Even swamps on privately-owned land are legally inviolate if they’re home to rare or vulnerable native plants and animals. Such is the critical state of wetland biodiversity nowadays that this realistically means most of them.

 Yet miners have posted videos to YouTube showing machinery ripping up wetlands. In 2013, Northland Regional Council brought charges against Raymond Bird and Gary Beckham after they illegally drained a protected swamp in 2010 to get at buried kauri logs. When they were issued with an abatement notice, they simply kept digging, says the Council, ignoring that Environment Court order, and a subsequent one directing them to remediate the damage they’d done.

As he was driving to court to testify against the pair, Council officer Mike Nager was waylaid. His assailant sprayed bleach into his eyes, slashed his face with a knife, punched him to the ground and told him to “stay the fuck away.”

Beckham denied involvement: “I personally think he did it himself.”

 In the end, the pair each were fined $50,000 and sentenced to 200 hours community service. But by then Bird’s business, Sovereign Station, had failed, owing creditors more than $5 million. Beckhams’ company, Mangonui Development and Civil Construction, had also closed, owing substantial debts. Bird was on the dole, which means that Northland District Council’s chances of recovering its costs were practically non-existent, even though a single swamp kauri log can be worth twice that fine.

 Nathan Guy insists that swamp kauri is an international showcase for New Zealand. All it has demonstrated to the world so far is cynical, venal exploitation – much of it illegal – and feeble, irresolute governance.
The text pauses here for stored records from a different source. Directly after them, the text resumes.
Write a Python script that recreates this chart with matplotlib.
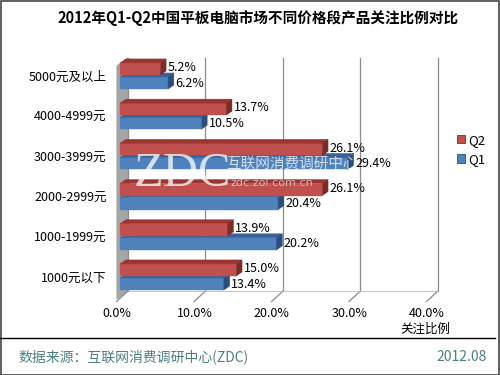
import matplotlib
matplotlib.use("Agg")
import matplotlib.pyplot as plt
from matplotlib.patches import Polygon, Patch, Rectangle
from matplotlib.lines import Line2D
import numpy as np

plt.rcParams['font.family'] = ['Noto Sans CJK SC', 'DejaVu Sans']

title = "2012年Q1-Q2中国平板电脑市场不同价格段产品关注比例对比"
categories = ["1000元以下", "1000-1999元", "2000-2999元", "3000-3999元", "4000-4999元", "5000元及以上"]
q2 = [15.0, 13.9, 26.1, 26.1, 13.7, 5.2]
q1 = [13.4, 20.2, 20.4, 29.4, 10.5, 6.2]
xticks = [0, 10, 20, 30, 40]
xticklabels = ["0.0%", "10.0%", "20.0%", "30.0%", "40.0%"]
series_names = ["Q2", "Q1"]
source = "数据来源：互联网消费调研中心(ZDC)"
date = "2012.08"
axis_label = "关注比例"

RED = "#C0504D"; RED_TOP = "#9A3532"; RED_SIDE = "#7E2A27"
BLUE = "#4F81BD"; BLUE_TOP = "#3A6298"; BLUE_SIDE = "#2C4E7A"

fig = plt.figure(figsize=(5, 3.75), dpi=100)
ax = fig.add_axes([108/500, 75/375, 337/500, 248/375])
ax.set_xlim(-1.548, 41.94)
ax.set_ylim(-0.572, 5.597)
for s in ax.spines.values():
    s.set_visible(False)

# 3D geometry (data units)
dxw, dyw = 1.03, 0.2     # wall depth
dxb, dyb = 0.75, 0.1     # bar depth
y0 = -0.55               # floor front
ytop = 5.45              # back wall top
xmax = xticks[-1]

# left wall
ax.add_patch(Polygon([(-0.4, y0), (dxw, y0 + dyw), (dxw, ytop), (-0.4, ytop - dyw)],
                     closed=True, facecolor="#A6A6A6", edgecolor="#999999", lw=0.5, zorder=1))
# back gridlines
for v in xticks:
    ax.plot([v + dxw, v + dxw], [y0 + dyw, ytop], color="#8C8C8C", lw=0.9, zorder=1)
    ax.plot([v - 0.45, v + dxw], [y0 - 0.06, y0 + dyw], color="#8C8C8C", lw=0.9, zorder=1, clip_on=False)
ax.plot([dxw, xmax + dxw], [y0 + dyw, y0 + dyw], color="#BBBBBB", lw=0.6, zorder=1)

h = 0.3
off = 0.175

def bar3d(y_center, v, front, top, side, z):
    bottom = y_center - h / 2
    topy = y_center + h / 2
    ax.barh(y_center, v, height=h, left=0, color=front, edgecolor=front, lw=0.3, zorder=z)
    ax.add_patch(Polygon([(0, topy), (v, topy), (v + dxb, topy + dyb), (dxb, topy + dyb)],
                         closed=True, facecolor=top, edgecolor=top, lw=0.3, zorder=z))
    ax.add_patch(Polygon([(v, bottom), (v + dxb, bottom + dyb), (v + dxb, topy + dyb), (v, topy)],
                         closed=True, facecolor=side, edgecolor=side, lw=0.3, zorder=z))

yc = np.arange(len(categories))
for i, c in enumerate(yc):
    bar3d(c - off, q1[i], BLUE, BLUE_TOP, BLUE_SIDE, 3 + 2 * i)
    bar3d(c + off, q2[i], RED, RED_TOP, RED_SIDE, 4 + 2 * i)

# watermark
ax.text(1.7, 2.55, "ZDC", family="Liberation Serif", fontsize=35, color="white", alpha=0.75,
        ha="left", va="center", zorder=20)
ax.text(13.7, 2.82, "互联网消费调研中心", fontsize=10.5, color="white", alpha=0.75,
        ha="left", va="center", zorder=20)
ax.text(14.2, 2.35, "zdc.zol.com.cn", family="DejaVu Sans", fontsize=8, color="white", alpha=0.6,
        ha="left", va="center", zorder=20)

# data labels
for i, c in enumerate(yc):
    ax.text(q2[i] + dxb + 0.2, c + off + 0.03, f"{q2[i]:.1f}%", fontsize=9, ha="left", va="center", zorder=30)
    ax.text(q1[i] + dxb + 0.2, c - off + 0.0, f"{q1[i]:.1f}%", fontsize=9, ha="left", va="center", zorder=30)

# ticks
ax.set_yticks(yc)
ax.set_yticklabels(categories, fontsize=9)
ax.tick_params(axis="y", length=0, pad=1)
ax.set_xticks([v - 0.4 for v in xticks])
ax.set_xticklabels(xticklabels, fontsize=9)
ax.tick_params(axis="x", length=0, pad=5)
ax.text(xmax - 0.6, -1.3, axis_label, fontsize=9, ha="center", va="center", clip_on=False)

# legend
handles = [Patch(facecolor=RED, edgecolor=RED_SIDE, lw=0.6, label=series_names[0]),
           Patch(facecolor=BLUE, edgecolor=BLUE_SIDE, lw=0.6, label=series_names[1])]
fig.legend(handles=handles, loc="center left", bbox_to_anchor=(452/500, 1 - 150/375),
           frameon=False, fontsize=9.5, handlelength=0.6, handleheight=0.6,
           handletextpad=0.25, labelspacing=0.5, borderaxespad=0)

# title
fig.text(258/500, 1 - 18/375, title, fontsize=10.5, fontweight="bold", ha="center", va="center")

# footer
fig.add_artist(Line2D([0.0, 0.99], [1 - 338/375, 1 - 338/375], color="black", lw=1.0))
fig.text(18/500, 1 - 357/375, source, fontsize=10, color="#4E7F80", ha="left", va="center")
fig.text(487/500, 1 - 357/375, date, fontsize=10, color="#4E7F80", ha="right", va="center")

# border
fig.add_artist(Rectangle((0.001, 0.001), 0.997, 0.997, transform=fig.transFigure,
                         fill=False, edgecolor="#444444", lw=1.2))

fig.savefig("out.png", dpi=100)
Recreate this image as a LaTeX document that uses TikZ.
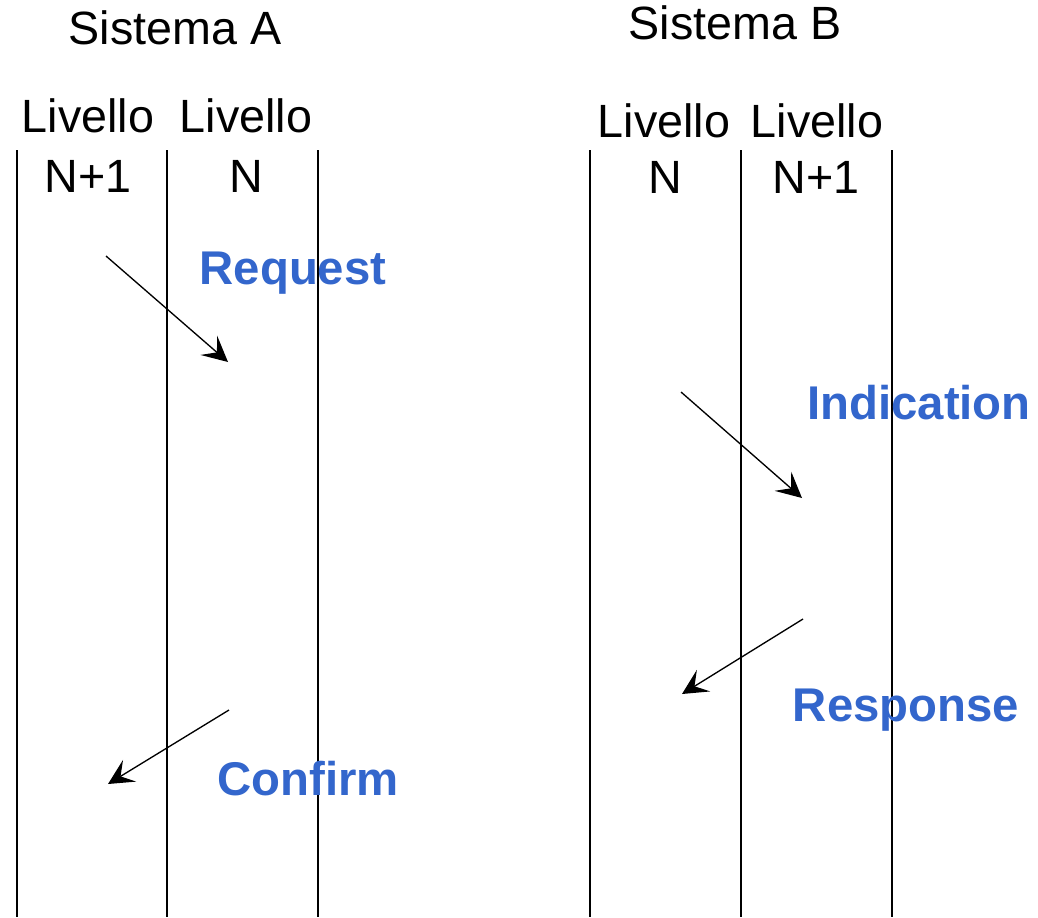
\documentclass[tikz,border=0pt]{standalone}
\usepackage{fontspec}
\setmainfont{Liberation Sans}
\usetikzlibrary{arrows.meta}
\definecolor{lblue}{HTML}{3366CC}
\begin{document}
\begin{tikzpicture}[x=0.75pt,y=-0.75pt,
  lane/.style={line width=1pt,black},
  hdr/.style={font=\fontsize{35}{40}\selectfont,inner sep=0pt,anchor=base},
  prim/.style={font=\fontsize{35.5}{40}\selectfont\bfseries,text=lblue,inner sep=0pt,anchor=base},
  msg/.style={line width=1pt,-{Stealth[length=19pt,width=19pt,inset=8pt]}}]
\useasboundingbox (0,0) rectangle (1038,917);
% lanes
\foreach \n/\x in {a1/17,a2/167,a3/318,b1/590,b2/741,b3/892}{
  \coordinate (\n top) at (\x,150);
  \coordinate (\n bot) at (\x,917);
  \draw[lane] (\n top) -- (\n bot);
}
% headers
\node[hdr] (sa) at (175,45) {Sistema A};
\node[hdr] (sb) at (735,40) {Sistema B};
\node[hdr] (la1) at (88,132) {Livello};
\node[hdr] (la2) at (246,132) {Livello};
\node[hdr] (na1) at (88,192) {N+1};
\node[hdr] (na2) at (246,192) {N};
\node[hdr] (lb1) at (664,137) {Livello};
\node[hdr] (lb2) at (817,137) {Livello};
\node[hdr] (nb1) at (665,193) {N};
\node[hdr] (nb2) at (816,193) {N+1};
% primitives
\node[prim] (req) at (293,284) {Request};
\node[prim] (conf) at (308,795) {Confirm};
\node[prim] (ind) at (919,419) {Indication};
\node[prim] (resp) at (906,721) {Response};
% arrows
\coordinate (r1) at (106,256); \coordinate (r2) at (228,362);
\coordinate (c1) at (229,710); \coordinate (c2) at (108,784);
\coordinate (i1) at (681,392); \coordinate (i2) at (802,498);
\coordinate (s1) at (803,619); \coordinate (s2) at (682,694);
\draw[msg] (r1) -- (r2);
\draw[msg] (c1) -- (c2);
\draw[msg] (i1) -- (i2);
\draw[msg] (s1) -- (s2);
\end{tikzpicture}
\end{document}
That the Government appears comfortable to preside over the continuing destruction of our last few wetlands – after the country has already lost more than 90 per cent of them – in the name of rampant racketeering is a side of our national character I doubt the international community finds attractive.

 That one of the prominent speculators in this grey market in taonga happens to be David Wong-Tung, husband of National MP Judith Collins, should rightly raise eyebrows, along with suspicions that her involvement places the Government in an awkward spot – again. Wong-Tung is a director in Kauri Ruakaka Ltd, formerly Oravida Kauri, which has stockpiled an estimated 80,000 tonnes of logs.

When I enquired about buying swamp kauri through Chinese commerce site Alibaba, I was quoted US$3950 – NZ$5703 – a cubic metre (cut, incidentally, into six-metre lengths – longer still than any known kauri is wide). The value of Kauri Ruakaka’s holdings of logs has been estimated at $50 million.

 Maybe Wong-Tung and his business partner, multi-millionaire Deyi “Stone” Shi, really do intend to build a processing facility here in New Zealand, as has been hinted. Then again, maybe they understand full well that 50,000 year-old kauri logs are a very finite resource, and that all the easy ones may have been already taken. The time may not be far off when they can name their own price.

 In either case we might wonder why, when Northland is suffering deprivation and economic stagnation, Maraetai Drive millionaires are allowed to strip the province of its natural resources, tear up its wild places and reap outrageous profits while an apologist Government runs interference in the media.

 NEPS has given up trying to get MPI to abide by its own legislation. Along with the Far North Branch of Forest and Bird, it appealed yesterday to the Auditor General for a formal inquiry. It will come too late for the sun orchids of Kaimaumau.